Pero, ¿es tan malo el sistema electoral?

Roberto Blanco Valdés
Roberto L. Blanco Valdés EL OJO PÚBLICO

OPINIÓN

ALBERTO LÓPEZ

16 feb 2018 . Actualizado a las 05:00 h.

Ocurre, en ocasiones, que una falsa idea acaba por calar en la opinión pública hasta convertirse en un prejuicio popular, contra el que resulta difícil razonar.

Así ha sucedido con la supuesta injusticia que se atribuye a nuestro sistema electoral actual, que se afirma como una verdad incontrovertible por más que existan datos de peso que conducen a una conclusión muy diferente. El más importante no admite discusión: que ha asegurado en España de forma más que razonable la gobernabilidad y la representatividad... que es, precisamente, a lo que debe aspirar cualquier buen sistema electoral.

Es verdad que las provincias con mucha población están infrarrepresentadas en beneficio de las más despobladas, al asignarse a todas ellas dos escaños iniciales; es verdad que la mayoría de nuestras circunscripciones son pequeñas: 33 de las 50 reparten seis o menos de seis diputados; y lo es, en fin, que todo ello contribuye a corregir la proporcionalidad de nuestro sistema electoral, favoreciendo a los partidos grandes y perjudicando a los pequeños.

Pero ese análisis, repetido como un disco rayado de forma cíclica, relega un dato tan esencial como olvidado: que la gran prima que nuestro sistema electoral otorgaba a los dos grandes partidos en el conjunto de España (UCD y PSOE, primero y PSOE y PP, después) y en sus territorios a los nacionalistas (la antigua CiU y el PNV) era consecuencia, en gran medida, de su gran distancia sobre todos los demás. De hecho, cuando en las elecciones del 2015 y el 2016 esa situación cambió por primera vez de forma sustancial, la traducción de votos en escaños, con la misma ley electoral, fue muy distinta. En las de 2015 Ciudadanos obtuvo diputados en 26 distritos y Podemos y sus confluencias en un total de 36, de modo que solo en 10 de los 33 distritos pequeños (y no como antes en la gran mayoría) los escaños se repartieron en su totalidad entre el PSOE y el PP: Ávila, Cáceres, Ciudad Real, Cuenca, Jaén, Palencia, Segovia, Soria, Teruel y Zamora.

Criticar un sistema electoral porque favorece un poco a los partidos mayores y perjudica un poco a los menores supone desconocer que todos producen ese efecto en mayor o menor grado.
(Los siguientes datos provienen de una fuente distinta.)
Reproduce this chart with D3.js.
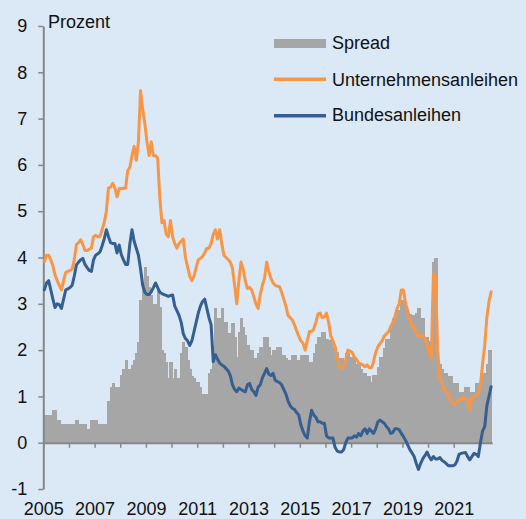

Y supone, sobre todo, despreciar el hecho esencial de que unas elecciones no solo deben representar a los partidos significativos de un país (lo que en el nuestro ha sucedido siempre desde 1977) sino también generar una cámara capaz de asegurar la gobernabilidad: tal combinación, generalmente muy compleja, se ha conseguido hasta el 2015 con un nivel de éxito que explica en gran medida el espectacular avance de España en todos los sentidos en las cuatro últimas décadas.

Hasta tal punto es así que si algo debería preocupar a los dirigentes de Ciudadanos y Podemos, más allá de sus propios intereses, es si el cambio de nuestro sistema de partidos no exigiría ir pensando en como vamos a garantizar en el futuro la gran estabilidad política que tanto nos ha beneficiado como país en el pasado.